■ SHORT TASK
Where a line in the listing below contains the word "chart", copy that line.

■ SOURCE EXCERPT
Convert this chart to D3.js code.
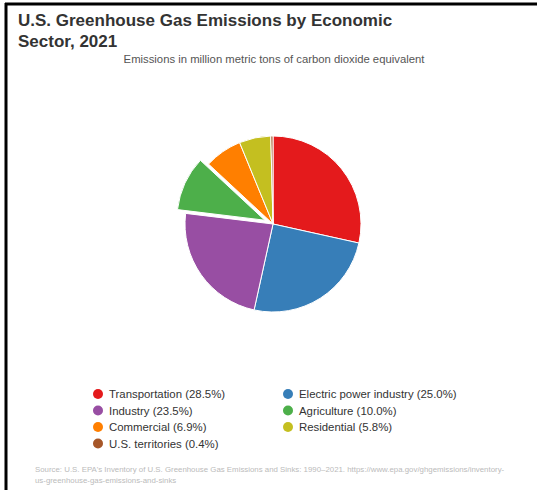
<!DOCTYPE html>
<html>
<head>
<meta charset="utf-8">
<script src="https://cdn.jsdelivr.net/npm/d3@7"></script>
<style>
  html, body { margin: 0; padding: 0; background: #fff; }
  svg { display: block; font-family: "Liberation Sans", Arial, sans-serif; }
</style>
</head>
<body>
<svg id="chart" width="537" height="490"></svg>
<script>
// Sector shares of 2021 U.S. greenhouse gas emissions (percent)
const sectors = ["Transportation", "Electric power industry", "Industry", "Agriculture",
                 "Commercial", "Residential", "U.S. territories"];
const shares = [28.5, 25.0, 23.5, 10.0, 6.9, 5.8, 0.4];
const colors = ["#e41a1c", "#377eb8", "#984ea3", "#4daf4a", "#ff7f00", "#c4bf20", "#a65628"];
const exploded = ["Agriculture"];

const svg = d3.select("#chart");

// frame lines
svg.append("line").attr("x1", 5).attr("x2", 537).attr("y1", 4).attr("y2", 4)
  .attr("stroke", "#000").attr("stroke-width", 3);
svg.append("line").attr("x1", 6).attr("x2", 6).attr("y1", 3).attr("y2", 490)
  .attr("stroke", "#000").attr("stroke-width", 3);

// titles
const title = svg.append("text").attr("x", 18).attr("fill", "#333")
  .attr("font-size", 17).attr("font-weight", "bold");
title.append("tspan").attr("x", 18).attr("y", 26).text("U.S. Greenhouse Gas Emissions by Economic");
title.append("tspan").attr("x", 18).attr("y", 47).text("Sector, 2021");

svg.append("text").attr("x", 274).attr("y", 63).attr("text-anchor", "middle")
  .attr("fill", "#555").attr("font-size", 11.3)
  .text("Emissions in million metric tons of carbon dioxide equivalent");

// pie
const data = sectors.map((s, i) => ({ name: s, value: shares[i], color: colors[i] }));
const cx = 273, cy = 224, r = 88;
const pie = d3.pie().value(d => d.value).sort(null);
const arc = d3.arc().innerRadius(0).outerRadius(r);
const g = svg.append("g").attr("transform", `translate(${cx},${cy})`);
g.selectAll("path").data(pie(data)).join("path")
  .attr("d", arc)
  .attr("fill", d => d.data.color)
  .attr("stroke", "#fff").attr("stroke-width", 1)
  .attr("transform", d => {
    if (!exploded.includes(d.data.name)) return null;
    const a = (d.startAngle + d.endAngle) / 2;
    const off = 9;
    return `translate(${Math.sin(a) * off},${-Math.cos(a) * off})`;
  });

// legend
const cols = [98, 288];
const rowY = [394, 410.5, 427, 443.5];
const lg = svg.append("g");
data.forEach((d, i) => {
  const x = cols[i % 2], y = rowY[Math.floor(i / 2)];
  lg.append("circle").attr("cx", x).attr("cy", y).attr("r", 5).attr("fill", d.color);
  lg.append("text").attr("x", x + 11).attr("y", y + 4).attr("font-size", 11.4)
    .attr("fill", "#333").text(`${d.name} (${d.value.toFixed(1)}%)`);
});

// source note
const src = svg.append("text").attr("fill", "#bbb").attr("font-size", 7.85);
src.append("tspan").attr("x", 35).attr("y", 472)
  .text("Source: U.S. EPA's Inventory of U.S. Greenhouse Gas Emissions and Sinks: 1990–2021. https://www.epa.gov/ghgemissions/inventory-");
src.append("tspan").attr("x", 35).attr("y", 483).text("us-greenhouse-gas-emissions-and-sinks");
</script>
</body>
</html>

■ SOLUTION TO THIS PROBLEM
Convert this chart to D3.js code.
<svg id="chart" width="537" height="490"></svg>
const svg = d3.select("#chart");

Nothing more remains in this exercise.